Usually, Gallzo would have to surrender her son’s toy to be destroyed in a lab to figure
out what its made of, but today a new type of technology is being used. Bill Radosevich,
of the company Thermo Scientific is going to zap the plastic sword with an X-ray gun
his company’s designed. In the first 5 seconds, the toy’s elements pop up on a computer
screen:


“About 6000 parts per million of zinc, we’re seeing a little bit of copper, that’s probably
part of the coloring….I’m definitely not seeing lead.”


Gallzo was lucky, her son’s favorite toy is free of lead. But beside Radosevich, is a
suitcase filled with toys that didn’t pass the test. On display are low brand or no brand
items, like plastic teething rings, a simple black snorkel, children’s jewelry and marti gras
beads.
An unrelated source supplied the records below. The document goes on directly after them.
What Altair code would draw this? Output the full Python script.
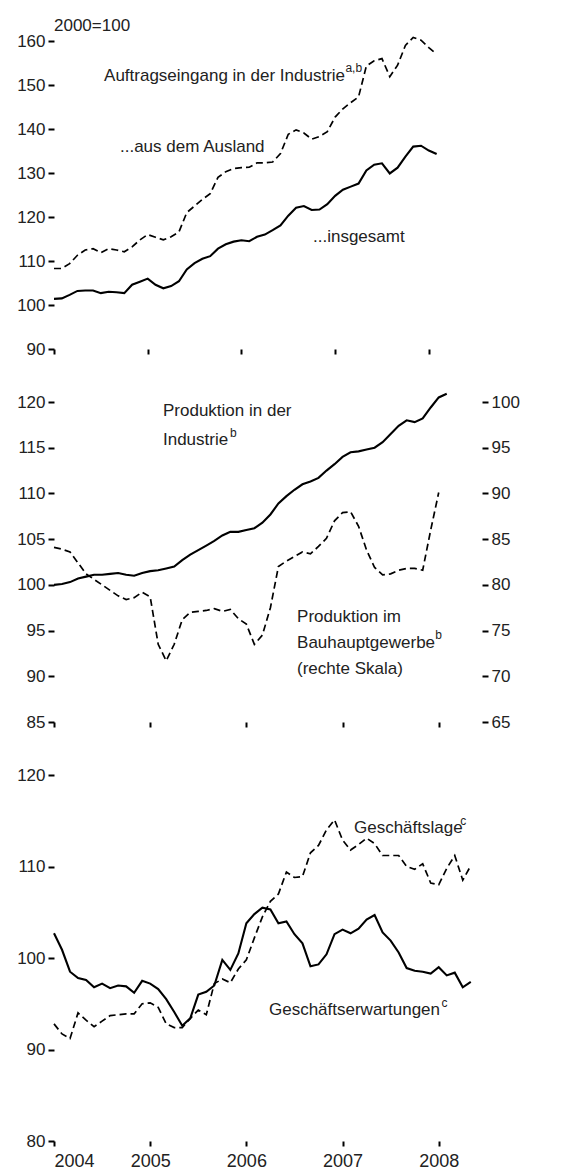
import altair as alt
import pandas as pd

FONT = "Liberation Sans"
FS = 17
SUP = 12
TXT = "#222222"
YEAR0 = 2004
YEARS = [2004, 2005, 2006, 2007, 2008]

# ---- Panel 1: Auftragseingang in der Industrie (2000=100), monthly from Jan 2004
auftrag_ausland = [108.3, 108.3, 109.4, 111.3, 112.5, 112.8, 111.9, 112.8, 112.5, 112.1,
                   113.2, 114.8, 116.0, 115.4, 114.8, 115.5, 116.6, 121.0, 122.5, 124.0,
                   125.3, 129.0, 130.3, 131.0, 131.2, 131.3, 132.3, 132.3, 132.5, 134.4,
                   138.8, 139.8, 139.1, 137.7, 138.3, 139.4, 142.7, 144.6, 146.0, 147.3,
                   154.3, 155.5, 156.0, 151.9, 154.5, 159.0, 160.8, 160.2, 158.5, 157.0]
auftrag_insgesamt = [101.4, 101.5, 102.3, 103.2, 103.3, 103.3, 102.7, 103.0, 102.9, 102.7,
                     104.6, 105.3, 106.0, 104.6, 103.8, 104.3, 105.4, 108.1, 109.5, 110.5,
                     111.1, 112.8, 113.8, 114.4, 114.7, 114.5, 115.5, 116.0, 117.0, 118.1,
                     120.3, 122.1, 122.5, 121.6, 121.7, 122.9, 124.8, 126.2, 126.9, 127.6,
                     130.6, 131.9, 132.2, 129.9, 131.2, 133.7, 136.0, 136.2, 135.1, 134.3]

# ---- Panel 2: Produktion
prod_industrie = [100.0, 100.1, 100.3, 100.7, 100.9, 101.1, 101.1, 101.2, 101.3, 101.1,
                  101.0, 101.3, 101.5, 101.6, 101.8, 102.0, 102.7, 103.3, 103.8, 104.3,
                  104.8, 105.4, 105.8, 105.8, 106.0, 106.2, 106.8, 107.7, 108.9, 109.7,
                  110.4, 111.0, 111.3, 111.7, 112.5, 113.2, 114.0, 114.5, 114.6, 114.8,
                  115.0, 115.6, 116.5, 117.4, 118.0, 117.8, 118.2, 119.4, 120.5, 120.9]
# right scale
prod_bau = [84.1, 83.9, 83.6, 82.4, 81.2, 80.6, 80.0, 79.4, 78.8, 78.4,
            78.6, 79.2, 78.7, 73.5, 71.7, 73.5, 76.2, 77.0, 77.1, 77.2,
            77.4, 77.1, 77.3, 76.3, 75.7, 73.5, 74.5, 77.5, 82.0, 82.6,
            83.1, 83.6, 83.4, 84.2, 85.1, 87.0, 87.9, 88.0, 86.4, 83.8,
            81.9, 81.1, 81.2, 81.6, 81.8, 81.8, 81.6, 86.0, 90.1]

# ---- Panel 3: ifo
geschaeftslage = [92.8, 91.7, 91.2, 94.0, 93.2, 92.5, 93.1, 93.7, 93.8, 93.9,
                  93.9, 95.0, 95.1, 94.6, 92.8, 92.4, 92.4, 93.4, 94.3, 93.8,
                  97.2, 97.7, 97.3, 98.8, 99.8, 102.2, 104.5, 106.2, 107.0, 109.4,
                  108.8, 108.9, 111.5, 112.3, 114.0, 115.1, 112.9, 111.8, 112.4, 113.1,
                  112.5, 111.2, 111.2, 111.2, 110.0, 109.7, 110.3, 108.2, 108.0, 109.8,
                  111.2, 108.5, 110.1]
geschaeftserwartungen = [102.7, 100.9, 98.5, 97.8, 97.6, 96.8, 97.2, 96.7, 97.0, 96.9,
                         96.2, 97.5, 97.2, 96.6, 95.5, 94.1, 92.6, 93.4, 96.0, 96.3,
                         97.0, 99.8, 98.7, 100.5, 103.8, 104.8, 105.5, 105.3, 103.8, 104.0,
                         102.6, 101.6, 99.1, 99.3, 100.4, 102.6, 103.1, 102.7, 103.2, 104.2,
                         104.7, 102.8, 101.9, 100.6, 98.9, 98.6, 98.5, 98.3, 99.0, 98.1,
                         98.4, 96.8, 97.4]

XDOM = [2004, 2008.45]


def series_df(values):
    return pd.DataFrame({"t": [YEAR0 + i / 12 for i in range(len(values))], "v": values})


def x_axis(labels):
    return alt.Axis(values=YEARS, labels=labels, format="d", domain=False,
                    ticks=True, tickSize=5, tickWidth=2, tickColor="black",
                    grid=False, title=None, labelFontSize=18, labelFont=FONT,
                    labelColor=TXT, labelPadding=6)


def y_axis(vals, orient="left"):
    return alt.Axis(values=vals, orient=orient, domain=False, ticks=True, tickSize=6,
                    tickWidth=2, tickColor="black", grid=False, title=None,
                    labelFontSize=FS, labelFont=FONT, labelColor=TXT, labelPadding=3)


def xs():
    return alt.Scale(domain=XDOM, nice=False, zero=False)


def ys(dom):
    return alt.Scale(domain=dom, nice=False, zero=False)


def line(values, dom, yax, xax, dashed=False):
    ch = alt.Chart(series_df(values))
    if dashed:
        mk = ch.mark_line(color="black", strokeWidth=1.7, strokeDash=[7, 4])
    else:
        mk = ch.mark_line(color="black", strokeWidth=2.1)
    return mk.encode(x=alt.X("t:Q", scale=xs(), axis=xax),
                     y=alt.Y("v:Q", scale=ys(dom), axis=yax))


def texts(rows, dom, size, yax, xax):
    df = pd.DataFrame(rows, columns=["t", "v", "label"])
    return alt.Chart(df).mark_text(align="left", baseline="middle", fontSize=size,
                                   font=FONT, color=TXT).encode(
        x=alt.X("t:Q", scale=xs(), axis=xax),
        y=alt.Y("v:Q", scale=ys(dom), axis=yax),
        text="label:N")


# Panel 1
D1 = [90, 160]
ya1 = y_axis(list(range(90, 161, 10)))
xa1 = x_axis(False)
p1 = alt.layer(
    line(auftrag_ausland, D1, ya1, xa1, dashed=True),
    line(auftrag_insgesamt, D1, ya1, xa1),
    texts([(2004.0, 163.4, "2000=100"),
           (2004.534, 152.05, "Auftragseingang in der Industrie"),
           (2004.704, 135.9, "...aus dem Ausland"),
           (2006.764, 115.45, "...insgesamt")], D1, FS, ya1, xa1),
    texts([(2007.11, 153.8, "a,b")], D1, SUP, ya1, xa1),
).properties(width=417, height=308)

# Panel 2
D2 = [85, 120]
D2R = [65, 100]
ya2 = y_axis(list(range(85, 121, 5)))
xa2 = x_axis(False)
inner2 = alt.layer(
    line(prod_industrie, D2, ya2, xa2),
    texts([(2005.133, 119.0, "Produktion in der"),
           (2005.133, 115.8, "Industrie"),
           (2006.527, 96.5, "Produktion im"),
           (2006.527, 93.6, "Bauhauptgewerbe"),
           (2006.527, 90.8, "(rechte Skala)")], D2, FS, ya2, xa2),
    texts([(2005.83, 116.6, "b"), (2007.965, 94.5, "b")], D2, SUP, ya2, xa2),
)
p2 = alt.layer(
    inner2,
    line(prod_bau, D2R, y_axis(list(range(65, 101, 5)), orient="right"), xa2, dashed=True),
).resolve_scale(y="independent").properties(width=428, height=320)

# Panel 3
D3 = [80, 120]
ya3 = y_axis(list(range(80, 121, 10)))
xa3 = x_axis(True)
p3 = alt.layer(
    line(geschaeftslage, D3, ya3, xa3, dashed=True),
    line(geschaeftserwartungen, D3, ya3, xa3),
    texts([(2007.119, 114.2, "Geschäftslage"),
           (2006.235, 94.3, "Geschäftserwartungen")], D3, FS, ya3, xa3),
    texts([(2008.225, 115.0, "c"), (2008.03, 95.1, "c")], D3, SUP, ya3, xa3),
).properties(width=428, height=366)

chart = alt.vconcat(p1, p2, p3, spacing=53, bounds="flush").properties(
    padding={"left": 8, "top": 9, "right": 5, "bottom": 5}
).configure(font=FONT).configure_view(stroke=None)

chart.save("out.html", embed_options={"renderer": "svg", "actions": False})
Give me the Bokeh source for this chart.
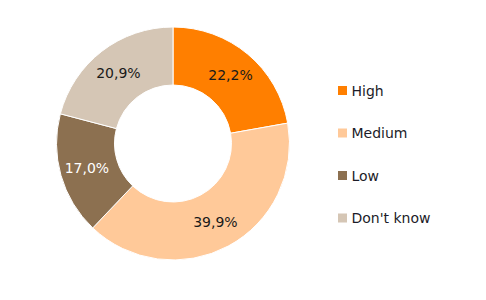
import math
from bokeh.plotting import figure
from bokeh.models import Range1d, ColumnDataSource
from bokeh.core.properties import value
from bokeh.embed import file_html
from bokeh.resources import INLINE

categories = ["High", "Medium", "Low", "Don't know"]
shares = [22.2, 39.9, 17.0, 20.9]
labels = ["22,2%", "39,9%", "17,0%", "20,9%"]
colors = ["#FF7F00", "#FFC999", "#8C7050", "#D5C6B5"]
label_colors = ["#1a1a1a", "#1a1a1a", "#ffffff", "#1a1a1a"]

W, H = 486, 300
cx, cy = 172.5, H - 143
r_out, r_in = 116.5, 58.5

p = figure(width=W, height=H, output_backend="svg", toolbar_location=None,
           x_range=Range1d(0, W), y_range=Range1d(0, H), min_border=0)
p.axis.visible = False
p.grid.visible = False
p.outline_line_color = None
p.background_fill_color = "white"

total = sum(shares)
starts, ends, lx, ly = [], [], [], []
acc = 0.0
for s in shares:
    a0 = math.pi / 2 - 2 * math.pi * acc / total
    a1 = math.pi / 2 - 2 * math.pi * (acc + s) / total
    starts.append(a0)
    ends.append(a1)
    mid = (a0 + a1) / 2
    rm = (r_out + r_in) / 2 + 2
    lx.append(cx + rm * math.cos(mid))
    ly.append(cy + rm * math.sin(mid))
    acc += s

src = ColumnDataSource(dict(start=starts, end=ends, color=colors, lx=lx, ly=ly,
                            label=labels, lc=label_colors))
p.annular_wedge(x=cx, y=cy, inner_radius=r_in, outer_radius=r_out,
                start_angle="start", end_angle="end", direction="clock",
                fill_color="color", line_color="white", line_width=1, source=src)
p.text(x="lx", y="ly", text="label", text_color="lc", text_align="center",
       text_baseline="middle", text_font=value("DejaVu Sans"), text_font_size="14px",
       source=src)

# legend
lg_x = [342] * len(categories)
lg_y = [H - (90 + 42.5 * i) for i in range(len(categories))]
lsrc = ColumnDataSource(dict(x=lg_x, y=lg_y, tx=[x + 9 for x in lg_x], c=colors, t=categories))
p.rect(x="x", y="y", width=9, height=9, fill_color="c", line_color=None, source=lsrc)
p.text(x="tx", y="y", text="t", text_color="#1c1c28", text_align="left",
       text_baseline="middle", text_font=value("DejaVu Sans"), text_font_size="14px",
       source=lsrc)

open("out.html", "w").write(file_html(p, INLINE))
All objects kids have been known to suck and chew on. Radosevich says they all
contain lead in excess of 600 parts per million, the American limit for consumer
products:


“I’m less concerned about a hair piece than I am about something that’s supposed to be put into a
child’s mouth.”


Radosevich’s testing device looks like a Faser gun from an old Star Trek show. It uses x-
ray technology and it’s not cheap, they go for 30,000 dollars a piece. Radosevich
says metal industries and archaeologists already use the device for different purposes, but
he thinks product importers and toy retailers might be interested in them too. Michael
Zigenhagan, owns the toystore Play Matters and he says testing toys for lead is not his
responsibility:


“I don’t think that’s within the scope of a retailer’s capabilities. We wouldn’t be
asking national big box retailers to create their own testing arms for the products they
carry. That’s ultimately the manufacturer’s job to do that.”


But the way toys are manufactured in China is a tangled supply chain, with various
components of a toy coming from different factories. Rachel Weintrub is with the
Consumer Federation of America. She says importers are putting too much trust in the
manufacturers they contract with. Her group is lobbying Congress to require US
companies, such as Mattel, to make sure a toy’s components aren’t contaminated before they’re assembled in China:


“If it were required that paint be tested for safety before the paint were used on the
product, this huge harm would be prevented.”


Weintrub says waiting until a product is in the supply chain and issuing a recall isn’t
completely effective. She says recalls never get all the defective products back, and
ultimately that leaves toys in the marketplace and children in potential harm.


For the Environment Report, I’m Lisa Ann Pinkerton.